Electric bionic legs
Rex, the Robotic Exoskeleton, is a pair of robotic legs worn outside the body that enables its user to stand up, walk, move sideways, turn around, go up and down steps as well as walk on ramps and slopes.
The Scottish inventors of Rex, Richard Little and Robert Irving, both have mothers who use wheelchairs, and when Robert Irving was diagnosed with Multiple Sclerosis, he understood that he might also need to use a wheelchair one day.
The two designers, now based in New Zealand, decided that they would work together to develop a realistic standing and walking alternative to wheelchairs.
The Rex bionic legs currently cost around £100,000 to buy.
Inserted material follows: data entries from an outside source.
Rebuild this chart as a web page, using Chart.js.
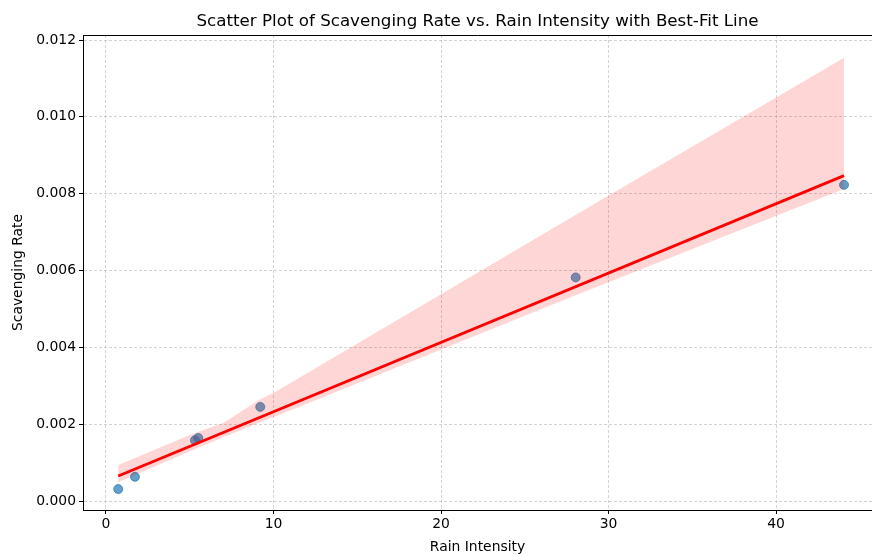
<!DOCTYPE html>
<html>
<head>
<meta charset="utf-8">
<script src="https://cdn.jsdelivr.net/npm/chart.js@4/dist/chart.umd.min.js"></script>
<style>
html,body{margin:0;padding:0;background:#fff;}
#wrap{width:872px;height:556px;position:relative;}
</style>
</head>
<body>
<div id="wrap"><canvas id="c" width="872" height="556"></canvas></div>
<script>
// Observed data points
const rainIntensity = [0.73, 1.73, 5.31, 5.51, 9.21, 28.04, 44.06];
const scavengingRate = [0.00031, 0.00063, 0.00158, 0.00164, 0.00245, 0.00582, 0.00823];
// Best-fit line endpoints
const fitX = [0.73, 44.06];
const fitY = [0.00065, 0.00847];
// Confidence band
const bandX = [0.73, 5.3, 7.0, 9.2, 10.1, 28.0, 44.06];
const bandUpper = [0.00094, 0.00177, 0.00203, 0.00265, 0.00284, 0.00744, 0.01154];
const bandLower = [0.00049, 0.00135, 0.00166, 0.00205, 0.00220, 0.00535, 0.00812];
// Tick labels
const xTicks = [0, 10, 20, 30, 40];
const yTicks = [0.000, 0.002, 0.004, 0.006, 0.008, 0.010, 0.012];

const pts = (xs, ys) => xs.map((x, i) => ({x: x, y: ys[i]}));

const topSpine = {
  id: 'topSpine',
  afterDraw(chart) {
    const a = chart.chartArea, ctx = chart.ctx;
    ctx.save();
    ctx.strokeStyle = '#000';
    ctx.lineWidth = 1;
    ctx.beginPath();
    ctx.moveTo(a.left, Math.round(a.top) + 0.5);
    ctx.lineTo(a.right, Math.round(a.top) + 0.5);
    ctx.stroke();
    ctx.restore();
  }
};

const FONT = "'DejaVu Sans', sans-serif";

new Chart(document.getElementById('c'), {
  type: 'scatter',
  data: {
    datasets: [
      {
        type: 'line', label: 'fit', data: pts(fitX, fitY),
        borderColor: '#ff0000', borderWidth: 2.8, pointRadius: 0, fill: false, order: 0
      },
      {
        type: 'line', label: 'upper', data: pts(bandX, bandUpper),
        borderWidth: 0, borderColor: 'rgba(0,0,0,0)', pointRadius: 0,
        backgroundColor: 'rgba(255,0,0,0.16)', fill: '+1', order: 1
      },
      {
        type: 'line', label: 'lower', data: pts(bandX, bandLower),
        borderWidth: 0, borderColor: 'rgba(0,0,0,0)', pointRadius: 0, fill: false, order: 1
      },
      {
        label: 'points', data: pts(rainIntensity, scavengingRate),
        backgroundColor: 'rgba(31,119,180,0.7)', borderColor: 'rgba(31,119,180,0.7)',
        borderWidth: 1, pointRadius: 4.5, order: 2
      }
    ]
  },
  options: {
    responsive: false,
    animation: false,
    devicePixelRatio: 1,
    layout: {autoPadding: false, padding: {left: 10, right: 0, top: 0, bottom: 0}},
    plugins: {
      legend: {display: false},
      tooltip: {enabled: false},
      title: {
        display: true,
        fullSize: false,
        text: 'Scatter Plot of Scavenging Rate vs. Rain Intensity with Best-Fit Line',
        color: '#000',
        font: {family: FONT, size: 16.7, weight: 'normal'},
        padding: {top: 12, bottom: 3}
      }
    },
    scales: {
      x: {
        type: 'linear', min: -1.373, max: 45.73,
        afterBuildTicks: s => { s.ticks = xTicks.map(v => ({value: v})); },
        afterFit: s => { s.height = 46; },
        ticks: {
          color: '#000', font: {family: FONT, size: 13.9}, padding: 2,
          maxRotation: 0, callback: v => String(v)
        },
        grid: {color: 'rgba(176,176,176,0.7)', lineWidth: 0.8, tickColor: '#000', tickLength: 4, tickWidth: 1},
        border: {display: true, color: '#000', width: 1, dash: [3, 2]},
        title: {display: true, text: 'Rain Intensity', color: '#000', font: {family: FONT, size: 13.9}, padding: {top: 2, bottom: 0}}
      },
      y: {
        type: 'linear', min: -0.000234, max: 0.01213,
        afterBuildTicks: s => { s.ticks = yTicks.map(v => ({value: v})); },
        afterFit: s => { s.width = 73; },
        ticks: {
          color: '#000', font: {family: FONT, size: 13.9}, padding: 3,
          callback: v => Number(v).toFixed(3)
        },
        grid: {color: 'rgba(176,176,176,0.7)', lineWidth: 0.8, tickColor: '#000', tickLength: 4, tickWidth: 1},
        border: {display: true, color: '#000', width: 1, dash: [3, 2]},
        title: {display: true, text: 'Scavenging Rate', color: '#000', font: {family: FONT, size: 13.9}, padding: {top: 0, bottom: 4}}
      }
    }
  },
  plugins: [topSpine]
});
</script>
</body>
</html>
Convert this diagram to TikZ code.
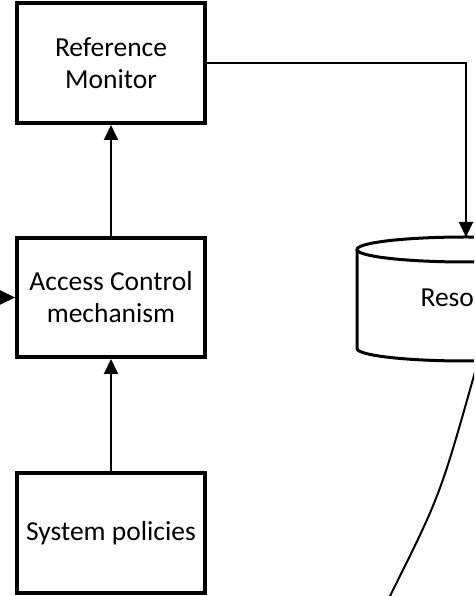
\documentclass[tikz,border=0pt]{standalone}
\usepackage{fontspec}
\setmainfont{Carlito}
\usetikzlibrary{arrows.meta}
\begin{document}
\begin{tikzpicture}[x=1pt,y=1pt,
  box/.style={draw=black, line width=4pt, minimum width=188pt, inner sep=0pt,
    align=center, font=\fontsize{27.5}{32}\selectfont},
  conn/.style={draw=black, line width=2pt, -{Triangle[length=15pt,width=14pt]}},
  cyl/.style={draw=black, line width=3pt}]
\useasboundingbox (0,0) rectangle (474,596);
\clip (0,0) rectangle (474,596);
\fill[white] (0,0) rectangle (474,596);
% boxes
\node[box, minimum height=120pt] (rm) at (111,533) {Reference\\Monitor};
\node[box, minimum height=119pt] (ac) at (111,298.5) {Access Control\\mechanism};
\node[box, minimum height=120pt] (sp) at (111,63) {System policies};
% cylinder
\draw[cyl, fill=white] (357,346.5) -- (357,247.5) arc[start angle=180, end angle=360, x radius=109pt, y radius=12.5pt] -- (575,346.5);
\draw[cyl] (466,346.5) ellipse [x radius=109pt, y radius=12.5pt];
\node[font=\fontsize{27.5}{32}\selectfont, anchor=base west] (res) at (417,289) {Resources};
\coordinate (restop) at (466,359);
% connectors
\coordinate (lin) at (-10,298.5);
\draw[conn] (lin) -- (ac.west);
\draw[conn] (ac.north) -- (rm.south);
\draw[conn] (sp.north) -- (ac.south);
\draw[conn] (rm.east) -| (restop);
% curve
\coordinate (cs) at (475,224);
\coordinate (ce) at (388,-4);
\draw[black, line width=2pt] (cs) .. controls (440,100) .. (ce);
\end{tikzpicture}
\end{document}
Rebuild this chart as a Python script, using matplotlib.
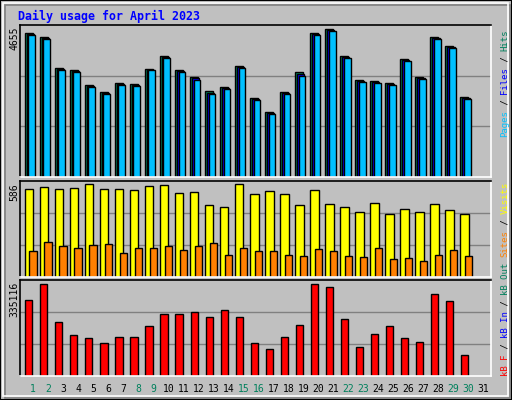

Electric vehicles as personal transport
The future of electric vehicles is widely assumed to be the car, but there are few reasons why the design of personal transport need follow existing conventions when the use of internal combustion engine is no longer widespread.
We have grown accustomed to cars equipped with all manner of features, all of which add weight that dramatically limits the range of current electric cars.
A spokesperson for the Environmental Transport Association (ETA) said: “At present, electric vehicle technology is better suited to lightweight applications such as bicycles and quadricycles, but this bionic exoskeleton developed specifically for wheelchair users offers a new avenue for designers to explore.”